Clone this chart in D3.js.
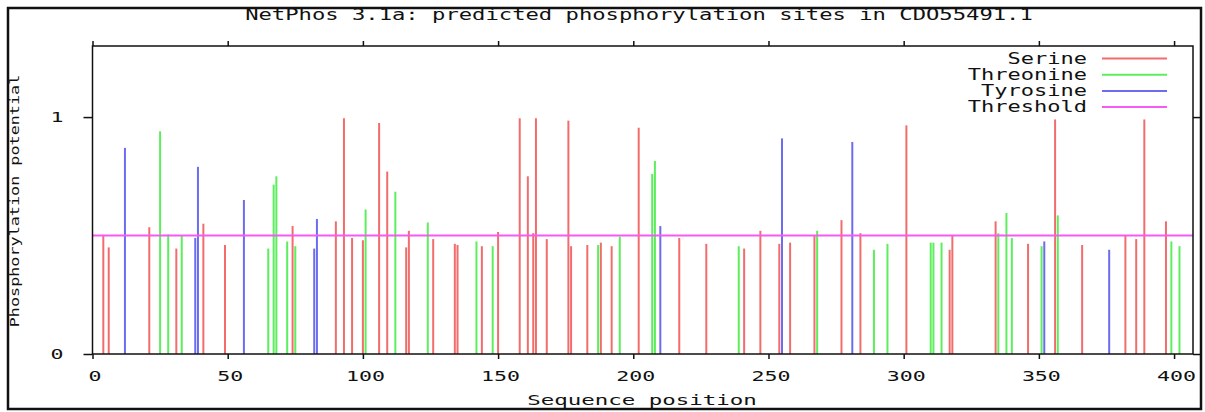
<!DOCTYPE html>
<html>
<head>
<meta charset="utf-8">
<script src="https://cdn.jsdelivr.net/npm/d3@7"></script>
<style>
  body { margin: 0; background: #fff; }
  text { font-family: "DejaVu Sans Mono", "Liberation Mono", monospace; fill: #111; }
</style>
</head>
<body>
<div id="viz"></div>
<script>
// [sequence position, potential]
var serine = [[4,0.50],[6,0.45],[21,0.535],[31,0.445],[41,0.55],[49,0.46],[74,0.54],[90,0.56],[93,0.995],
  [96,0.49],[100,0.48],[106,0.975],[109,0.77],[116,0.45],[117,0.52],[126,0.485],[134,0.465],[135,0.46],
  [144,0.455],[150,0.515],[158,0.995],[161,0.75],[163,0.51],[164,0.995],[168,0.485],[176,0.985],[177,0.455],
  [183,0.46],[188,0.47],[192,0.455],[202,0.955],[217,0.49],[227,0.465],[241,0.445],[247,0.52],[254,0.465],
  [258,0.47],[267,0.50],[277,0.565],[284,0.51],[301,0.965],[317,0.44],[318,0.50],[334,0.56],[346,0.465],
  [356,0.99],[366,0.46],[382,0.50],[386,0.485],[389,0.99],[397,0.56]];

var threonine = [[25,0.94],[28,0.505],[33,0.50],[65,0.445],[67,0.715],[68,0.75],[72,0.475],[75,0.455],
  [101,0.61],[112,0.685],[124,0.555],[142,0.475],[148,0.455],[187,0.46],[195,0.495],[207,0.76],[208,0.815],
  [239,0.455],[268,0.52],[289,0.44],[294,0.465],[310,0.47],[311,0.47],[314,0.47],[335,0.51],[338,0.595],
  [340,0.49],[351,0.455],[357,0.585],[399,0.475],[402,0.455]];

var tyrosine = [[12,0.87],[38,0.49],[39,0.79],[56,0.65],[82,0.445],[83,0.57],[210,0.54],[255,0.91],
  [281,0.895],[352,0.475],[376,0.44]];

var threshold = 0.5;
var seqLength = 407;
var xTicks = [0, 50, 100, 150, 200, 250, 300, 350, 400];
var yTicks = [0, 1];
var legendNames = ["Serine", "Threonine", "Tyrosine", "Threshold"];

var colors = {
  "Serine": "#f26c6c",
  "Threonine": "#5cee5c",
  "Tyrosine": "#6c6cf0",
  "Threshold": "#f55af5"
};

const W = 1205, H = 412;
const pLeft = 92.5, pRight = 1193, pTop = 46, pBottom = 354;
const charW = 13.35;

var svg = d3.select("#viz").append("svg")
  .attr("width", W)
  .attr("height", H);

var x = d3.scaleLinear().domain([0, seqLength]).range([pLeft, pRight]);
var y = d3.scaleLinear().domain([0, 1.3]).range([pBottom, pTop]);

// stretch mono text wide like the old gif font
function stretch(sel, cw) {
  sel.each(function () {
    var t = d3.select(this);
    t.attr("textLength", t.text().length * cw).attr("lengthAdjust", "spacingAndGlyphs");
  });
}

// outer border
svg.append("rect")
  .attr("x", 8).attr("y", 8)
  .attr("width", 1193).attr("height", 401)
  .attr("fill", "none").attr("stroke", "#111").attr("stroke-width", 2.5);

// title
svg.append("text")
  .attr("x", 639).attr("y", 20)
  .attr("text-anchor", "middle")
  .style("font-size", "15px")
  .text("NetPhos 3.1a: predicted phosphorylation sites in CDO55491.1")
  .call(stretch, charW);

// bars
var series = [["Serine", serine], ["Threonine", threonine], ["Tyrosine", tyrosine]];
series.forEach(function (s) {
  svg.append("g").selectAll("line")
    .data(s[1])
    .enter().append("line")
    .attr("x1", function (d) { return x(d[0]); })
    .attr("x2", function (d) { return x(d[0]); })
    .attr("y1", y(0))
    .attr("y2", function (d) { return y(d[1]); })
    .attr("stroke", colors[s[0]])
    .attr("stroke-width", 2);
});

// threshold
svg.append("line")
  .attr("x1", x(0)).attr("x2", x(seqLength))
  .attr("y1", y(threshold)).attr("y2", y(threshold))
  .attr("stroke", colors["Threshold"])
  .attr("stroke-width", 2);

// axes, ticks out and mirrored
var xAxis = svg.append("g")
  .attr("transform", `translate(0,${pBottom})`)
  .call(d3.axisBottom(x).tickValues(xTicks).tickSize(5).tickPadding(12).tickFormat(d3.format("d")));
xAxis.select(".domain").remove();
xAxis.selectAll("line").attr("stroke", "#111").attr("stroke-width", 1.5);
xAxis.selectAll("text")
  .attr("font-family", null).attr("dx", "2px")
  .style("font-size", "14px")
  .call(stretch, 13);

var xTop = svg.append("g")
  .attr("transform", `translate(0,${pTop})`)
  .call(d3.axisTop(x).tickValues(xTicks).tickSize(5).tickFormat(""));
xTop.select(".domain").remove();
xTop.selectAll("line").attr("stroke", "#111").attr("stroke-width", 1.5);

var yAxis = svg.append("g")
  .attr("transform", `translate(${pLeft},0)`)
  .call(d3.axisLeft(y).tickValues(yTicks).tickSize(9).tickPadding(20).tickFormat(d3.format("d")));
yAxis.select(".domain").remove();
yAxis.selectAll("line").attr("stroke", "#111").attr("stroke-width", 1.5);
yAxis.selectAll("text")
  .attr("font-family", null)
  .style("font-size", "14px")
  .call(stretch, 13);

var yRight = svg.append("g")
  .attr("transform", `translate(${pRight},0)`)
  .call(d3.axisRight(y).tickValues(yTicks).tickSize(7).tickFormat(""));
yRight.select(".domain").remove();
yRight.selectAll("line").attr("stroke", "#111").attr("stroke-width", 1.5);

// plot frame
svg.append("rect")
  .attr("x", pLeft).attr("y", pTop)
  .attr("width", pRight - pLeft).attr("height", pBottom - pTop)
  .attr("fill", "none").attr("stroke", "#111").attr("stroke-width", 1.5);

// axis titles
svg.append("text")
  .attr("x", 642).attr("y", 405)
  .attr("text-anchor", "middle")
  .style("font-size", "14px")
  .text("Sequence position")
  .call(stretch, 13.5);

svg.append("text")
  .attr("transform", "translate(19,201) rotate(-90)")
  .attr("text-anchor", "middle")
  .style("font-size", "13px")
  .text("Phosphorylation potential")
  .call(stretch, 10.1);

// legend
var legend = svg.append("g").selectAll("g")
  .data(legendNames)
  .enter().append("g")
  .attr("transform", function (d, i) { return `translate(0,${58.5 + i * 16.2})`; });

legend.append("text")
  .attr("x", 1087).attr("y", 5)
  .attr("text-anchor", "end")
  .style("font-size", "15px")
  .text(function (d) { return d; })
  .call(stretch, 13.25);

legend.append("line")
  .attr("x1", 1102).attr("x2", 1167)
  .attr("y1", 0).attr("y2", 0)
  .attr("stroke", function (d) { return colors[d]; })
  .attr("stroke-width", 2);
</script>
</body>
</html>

-*-

Stated exercise >> Copy out the listing exactly as it stands, but not the pictures.

Exercise answer >>
Clone this chart in D3.js.
<!DOCTYPE html>
<html>
<head>
<meta charset="utf-8">
<script src="https://cdn.jsdelivr.net/npm/d3@7"></script>
<style>
  body { margin: 0; background: #fff; }
  text { font-family: "DejaVu Sans Mono", "Liberation Mono", monospace; fill: #111; }
</style>
</head>
<body>
<div id="viz"></div>
<script>
// [sequence position, potential]
var serine = [[4,0.50],[6,0.45],[21,0.535],[31,0.445],[41,0.55],[49,0.46],[74,0.54],[90,0.56],[93,0.995],
  [96,0.49],[100,0.48],[106,0.975],[109,0.77],[116,0.45],[117,0.52],[126,0.485],[134,0.465],[135,0.46],
  [144,0.455],[150,0.515],[158,0.995],[161,0.75],[163,0.51],[164,0.995],[168,0.485],[176,0.985],[177,0.455],
  [183,0.46],[188,0.47],[192,0.455],[202,0.955],[217,0.49],[227,0.465],[241,0.445],[247,0.52],[254,0.465],
  [258,0.47],[267,0.50],[277,0.565],[284,0.51],[301,0.965],[317,0.44],[318,0.50],[334,0.56],[346,0.465],
  [356,0.99],[366,0.46],[382,0.50],[386,0.485],[389,0.99],[397,0.56]];

var threonine = [[25,0.94],[28,0.505],[33,0.50],[65,0.445],[67,0.715],[68,0.75],[72,0.475],[75,0.455],
  [101,0.61],[112,0.685],[124,0.555],[142,0.475],[148,0.455],[187,0.46],[195,0.495],[207,0.76],[208,0.815],
  [239,0.455],[268,0.52],[289,0.44],[294,0.465],[310,0.47],[311,0.47],[314,0.47],[335,0.51],[338,0.595],
  [340,0.49],[351,0.455],[357,0.585],[399,0.475],[402,0.455]];

var tyrosine = [[12,0.87],[38,0.49],[39,0.79],[56,0.65],[82,0.445],[83,0.57],[210,0.54],[255,0.91],
  [281,0.895],[352,0.475],[376,0.44]];

var threshold = 0.5;
var seqLength = 407;
var xTicks = [0, 50, 100, 150, 200, 250, 300, 350, 400];
var yTicks = [0, 1];
var legendNames = ["Serine", "Threonine", "Tyrosine", "Threshold"];

var colors = {
  "Serine": "#f26c6c",
  "Threonine": "#5cee5c",
  "Tyrosine": "#6c6cf0",
  "Threshold": "#f55af5"
};

const W = 1205, H = 412;
const pLeft = 92.5, pRight = 1193, pTop = 46, pBottom = 354;
const charW = 13.35;

var svg = d3.select("#viz").append("svg")
  .attr("width", W)
  .attr("height", H);

var x = d3.scaleLinear().domain([0, seqLength]).range([pLeft, pRight]);
var y = d3.scaleLinear().domain([0, 1.3]).range([pBottom, pTop]);

// stretch mono text wide like the old gif font
function stretch(sel, cw) {
  sel.each(function () {
    var t = d3.select(this);
    t.attr("textLength", t.text().length * cw).attr("lengthAdjust", "spacingAndGlyphs");
  });
}

// outer border
svg.append("rect")
  .attr("x", 8).attr("y", 8)
  .attr("width", 1193).attr("height", 401)
  .attr("fill", "none").attr("stroke", "#111").attr("stroke-width", 2.5);

// title
svg.append("text")
  .attr("x", 639).attr("y", 20)
  .attr("text-anchor", "middle")
  .style("font-size", "15px")
  .text("NetPhos 3.1a: predicted phosphorylation sites in CDO55491.1")
  .call(stretch, charW);

// bars
var series = [["Serine", serine], ["Threonine", threonine], ["Tyrosine", tyrosine]];
series.forEach(function (s) {
  svg.append("g").selectAll("line")
    .data(s[1])
    .enter().append("line")
    .attr("x1", function (d) { return x(d[0]); })
    .attr("x2", function (d) { return x(d[0]); })
    .attr("y1", y(0))
    .attr("y2", function (d) { return y(d[1]); })
    .attr("stroke", colors[s[0]])
    .attr("stroke-width", 2);
});

// threshold
svg.append("line")
  .attr("x1", x(0)).attr("x2", x(seqLength))
  .attr("y1", y(threshold)).attr("y2", y(threshold))
  .attr("stroke", colors["Threshold"])
  .attr("stroke-width", 2);

// axes, ticks out and mirrored
var xAxis = svg.append("g")
  .attr("transform", `translate(0,${pBottom})`)
  .call(d3.axisBottom(x).tickValues(xTicks).tickSize(5).tickPadding(12).tickFormat(d3.format("d")));
xAxis.select(".domain").remove();
xAxis.selectAll("line").attr("stroke", "#111").attr("stroke-width", 1.5);
xAxis.selectAll("text")
  .attr("font-family", null).attr("dx", "2px")
  .style("font-size", "14px")
  .call(stretch, 13);

var xTop = svg.append("g")
  .attr("transform", `translate(0,${pTop})`)
  .call(d3.axisTop(x).tickValues(xTicks).tickSize(5).tickFormat(""));
xTop.select(".domain").remove();
xTop.selectAll("line").attr("stroke", "#111").attr("stroke-width", 1.5);

var yAxis = svg.append("g")
  .attr("transform", `translate(${pLeft},0)`)
  .call(d3.axisLeft(y).tickValues(yTicks).tickSize(9).tickPadding(20).tickFormat(d3.format("d")));
yAxis.select(".domain").remove();
yAxis.selectAll("line").attr("stroke", "#111").attr("stroke-width", 1.5);
yAxis.selectAll("text")
  .attr("font-family", null)
  .style("font-size", "14px")
  .call(stretch, 13);

var yRight = svg.append("g")
  .attr("transform", `translate(${pRight},0)`)
  .call(d3.axisRight(y).tickValues(yTicks).tickSize(7).tickFormat(""));
yRight.select(".domain").remove();
yRight.selectAll("line").attr("stroke", "#111").attr("stroke-width", 1.5);

// plot frame
svg.append("rect")
  .attr("x", pLeft).attr("y", pTop)
  .attr("width", pRight - pLeft).attr("height", pBottom - pTop)
  .attr("fill", "none").attr("stroke", "#111").attr("stroke-width", 1.5);

// axis titles
svg.append("text")
  .attr("x", 642).attr("y", 405)
  .attr("text-anchor", "middle")
  .style("font-size", "14px")
  .text("Sequence position")
  .call(stretch, 13.5);

svg.append("text")
  .attr("transform", "translate(19,201) rotate(-90)")
  .attr("text-anchor", "middle")
  .style("font-size", "13px")
  .text("Phosphorylation potential")
  .call(stretch, 10.1);

// legend
var legend = svg.append("g").selectAll("g")
  .data(legendNames)
  .enter().append("g")
  .attr("transform", function (d, i) { return `translate(0,${58.5 + i * 16.2})`; });

legend.append("text")
  .attr("x", 1087).attr("y", 5)
  .attr("text-anchor", "end")
  .style("font-size", "15px")
  .text(function (d) { return d; })
  .call(stretch, 13.25);

legend.append("line")
  .attr("x1", 1102).attr("x2", 1167)
  .attr("y1", 0).attr("y2", 0)
  .attr("stroke", function (d) { return colors[d]; })
  .attr("stroke-width", 2);
</script>
</body>
</html>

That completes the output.